DATASET CONTENT ▸
--------------------------------

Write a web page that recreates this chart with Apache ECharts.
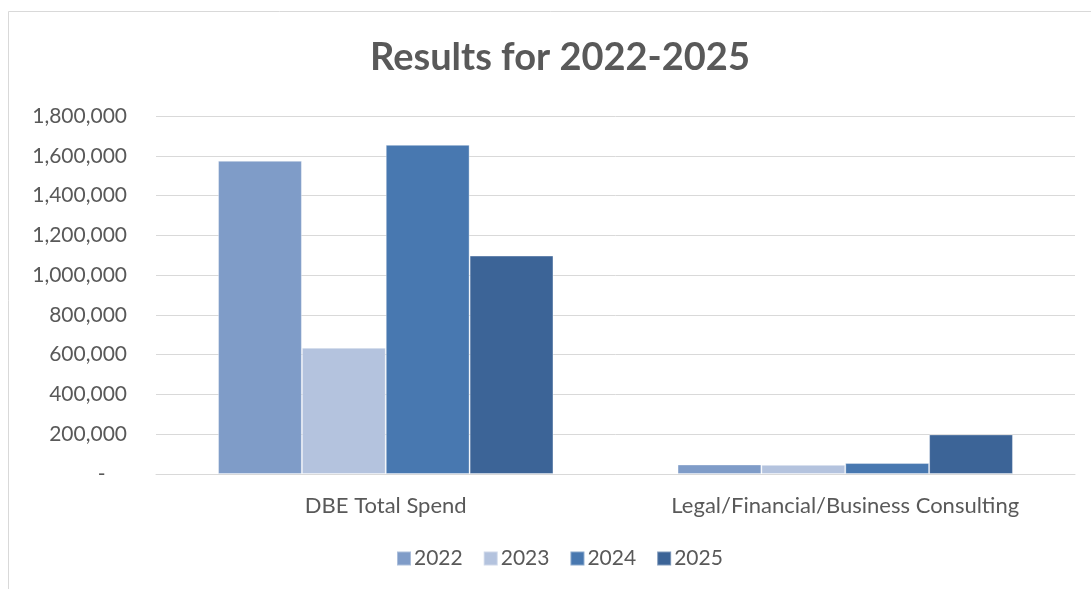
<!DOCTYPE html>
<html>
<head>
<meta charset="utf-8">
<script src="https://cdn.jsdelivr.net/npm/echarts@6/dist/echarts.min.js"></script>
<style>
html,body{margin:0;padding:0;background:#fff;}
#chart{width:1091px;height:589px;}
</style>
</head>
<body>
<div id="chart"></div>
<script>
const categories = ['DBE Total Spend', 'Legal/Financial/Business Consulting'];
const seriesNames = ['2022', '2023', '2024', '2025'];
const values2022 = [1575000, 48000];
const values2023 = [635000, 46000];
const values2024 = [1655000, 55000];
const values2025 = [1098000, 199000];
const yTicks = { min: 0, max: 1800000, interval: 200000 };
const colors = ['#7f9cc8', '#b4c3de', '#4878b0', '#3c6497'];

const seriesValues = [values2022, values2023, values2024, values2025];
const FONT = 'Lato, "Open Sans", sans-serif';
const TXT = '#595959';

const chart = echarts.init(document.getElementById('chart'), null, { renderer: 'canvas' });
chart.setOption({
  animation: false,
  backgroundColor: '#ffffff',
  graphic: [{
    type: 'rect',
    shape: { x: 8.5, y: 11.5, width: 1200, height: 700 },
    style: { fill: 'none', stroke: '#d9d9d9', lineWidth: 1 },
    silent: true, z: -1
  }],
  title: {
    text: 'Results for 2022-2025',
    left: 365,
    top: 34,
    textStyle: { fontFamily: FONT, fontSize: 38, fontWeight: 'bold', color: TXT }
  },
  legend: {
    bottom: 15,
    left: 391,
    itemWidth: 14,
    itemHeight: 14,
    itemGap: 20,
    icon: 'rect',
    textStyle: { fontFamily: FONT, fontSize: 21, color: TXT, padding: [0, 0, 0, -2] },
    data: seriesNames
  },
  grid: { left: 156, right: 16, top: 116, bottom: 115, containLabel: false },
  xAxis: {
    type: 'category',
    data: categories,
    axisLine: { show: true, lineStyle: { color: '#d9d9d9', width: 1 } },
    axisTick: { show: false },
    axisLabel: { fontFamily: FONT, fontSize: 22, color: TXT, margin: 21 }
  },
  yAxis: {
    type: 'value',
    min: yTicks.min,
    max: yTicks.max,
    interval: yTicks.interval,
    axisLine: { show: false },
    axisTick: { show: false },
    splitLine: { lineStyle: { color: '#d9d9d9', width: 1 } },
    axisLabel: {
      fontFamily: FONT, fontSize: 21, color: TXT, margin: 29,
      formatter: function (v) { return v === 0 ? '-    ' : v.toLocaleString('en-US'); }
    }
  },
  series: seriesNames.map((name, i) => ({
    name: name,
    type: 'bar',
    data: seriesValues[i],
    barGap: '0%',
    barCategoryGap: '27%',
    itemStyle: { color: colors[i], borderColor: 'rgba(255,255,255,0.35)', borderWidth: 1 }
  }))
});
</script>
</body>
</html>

--------------------------------

STATED EXERCISE ▸ Copy exactly the lines running from the beginning of the listing through the line that has "const TXT = '#595959';". Drop the pictures.

COMPLETED TASK ▸
Write a web page that recreates this chart with Apache ECharts.
<!DOCTYPE html>
<html>
<head>
<meta charset="utf-8">
<script src="https://cdn.jsdelivr.net/npm/echarts@6/dist/echarts.min.js"></script>
<style>
html,body{margin:0;padding:0;background:#fff;}
#chart{width:1091px;height:589px;}
</style>
</head>
<body>
<div id="chart"></div>
<script>
const categories = ['DBE Total Spend', 'Legal/Financial/Business Consulting'];
const seriesNames = ['2022', '2023', '2024', '2025'];
const values2022 = [1575000, 48000];
const values2023 = [635000, 46000];
const values2024 = [1655000, 55000];
const values2025 = [1098000, 199000];
const yTicks = { min: 0, max: 1800000, interval: 200000 };
const colors = ['#7f9cc8', '#b4c3de', '#4878b0', '#3c6497'];

const seriesValues = [values2022, values2023, values2024, values2025];
const FONT = 'Lato, "Open Sans", sans-serif';
const TXT = '#595959';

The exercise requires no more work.